I have a ton of 3 1/2 3 shot. Could I use these loads on snow geese?


----------



## USSapper (Sep 26, 2005)

Most definately, just keep the shots in close and there wont be any problem. I was shooting December canadas with 2 shot last year but the shots were under 20 yards so there was not any problem killing them


----------



## WingDinger (Dec 9, 2007)

Thanks for that tidbit. Im not sure why but I have eight boxes of 3 1/2 3 shot. I have been using them on ducks.


----------



## dfisher (Oct 12, 2007)

I'm gonna shoot some #2's at them. Would normally go for the BB's, but I'm a little low on them. One nice thing about them is that I'll have a lot of pellets and I need all I can get :lol:

Good luck,
Dan


----------



## WingDinger (Dec 9, 2007)

That makes me feel more confident about using them. I also could use some extra pellets in the air. :beer:


----------



## Leo Porcello (Jul 10, 2003)

I have taken plent of snows with #3s. Just use good judgement and you will be fine!


----------



## WingDinger (Dec 9, 2007)

To know that someone else has already used it succesfully is a relieve. 8)


----------



## Quacker Wacker (Oct 12, 2006)

They should work fine if you are decoying or shooting pretty close. You might get a couple wing shots where they glide to the ground and take off running but those always happen anyway. Good Luck!


----------



## dfisher (Oct 12, 2007)

I just hope I get to take a poke at a few of the white devils.
Dan :beer:


----------



## barebackjack (Sep 5, 2006)

#2's are my first choice for shooting snows. Snows and blues arent that tough, nothing like a honker. (I think mallards are tougher too).

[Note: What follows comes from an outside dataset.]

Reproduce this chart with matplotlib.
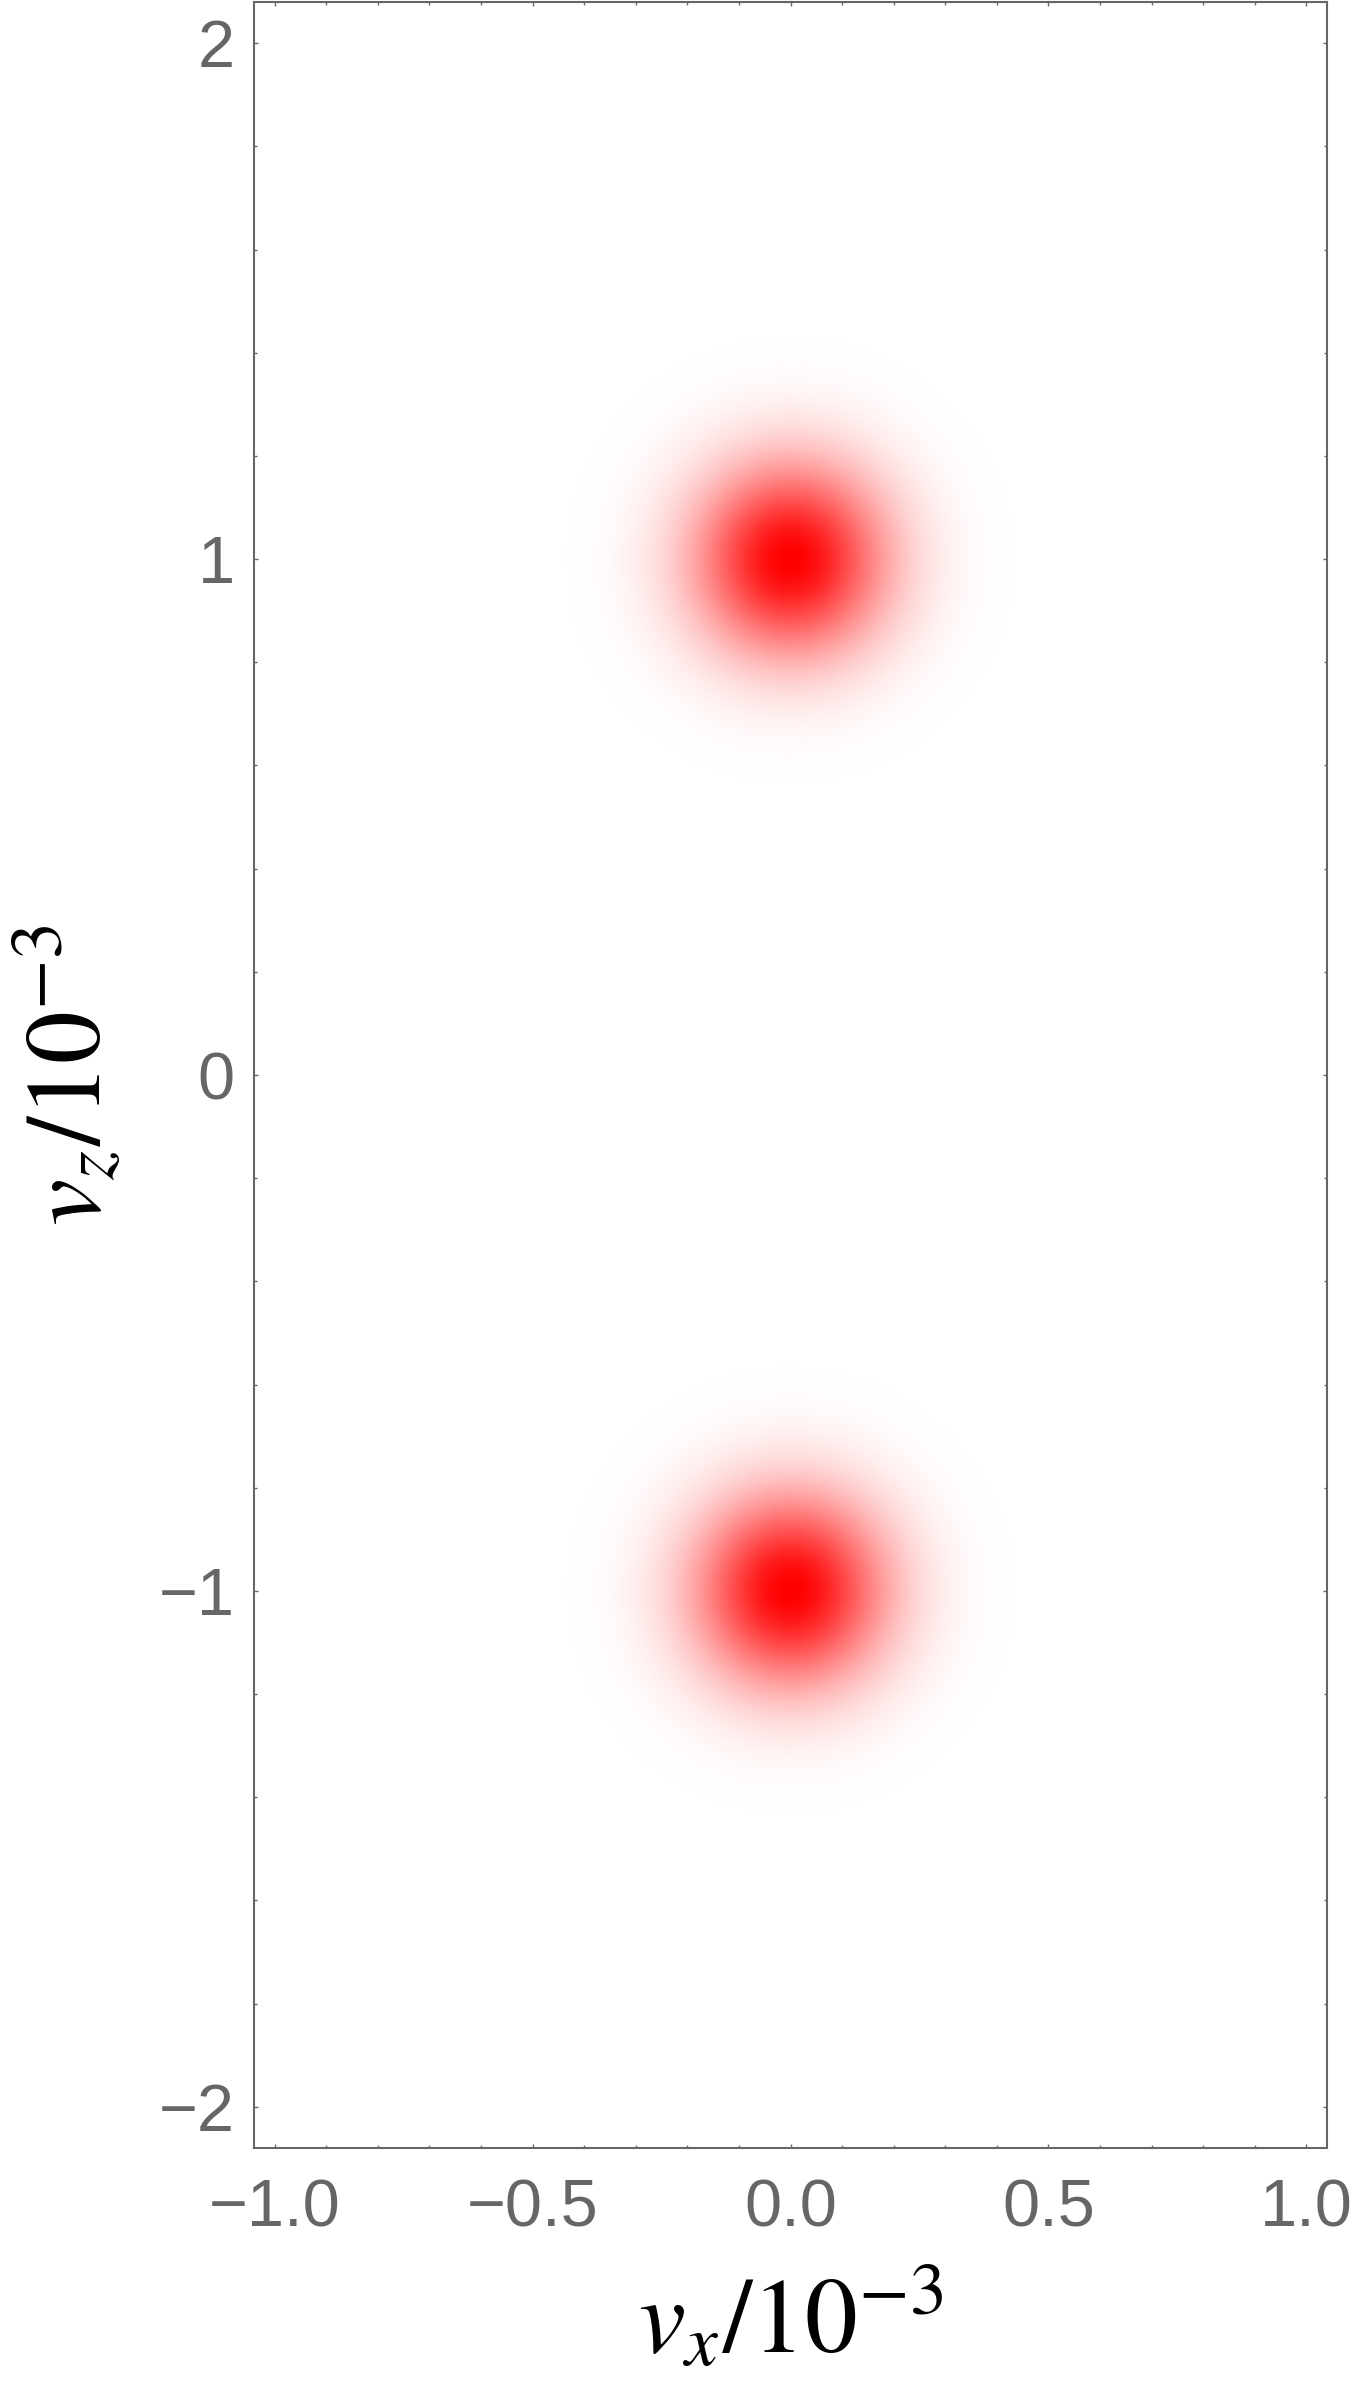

Ive shot alot of em with three inch 4's, but you gotta keep shots uner 30 yards.


----------



## E (Oct 5, 2005)

You should be fine with #3"s. Up until this last fall, I was under the common asumption that BB or bigger was the only way to go for geese(light or dark). On my trip to Sask. I wanted to use a shot that would be good for snows, canadas, and mallards so I wouldn't have to switch all the time and #1's and #2's did the trick. Now I'll only use BB's later in the fall when the giants down is really thick. But #2's are my choice for snows and blues.


----------



## PJ (Oct 1, 2002)

I like odd #s when it comes to shot sizes.


----------



## dfisher (Oct 12, 2007)

barebackjack said:


> #2's are my first choice for shooting snows. Snows and blues arent that tough, nothing like a honker. (I think mallards are tougher too).
> 
> Ive shot alot of em with three inch 4's, but you gotta keep shots uner 30 yards.


Yeah jack, I was thinking about that the other day. I don't think they are as tough as mallards either.

I've shot a few honkers with #3's while layout shooting ducks. Some of them were around 40 yards and I'm sure I hit them in the head with a few pellets, as my lead is always, nearly perfect. NOT 

Good luck, 
Dan


----------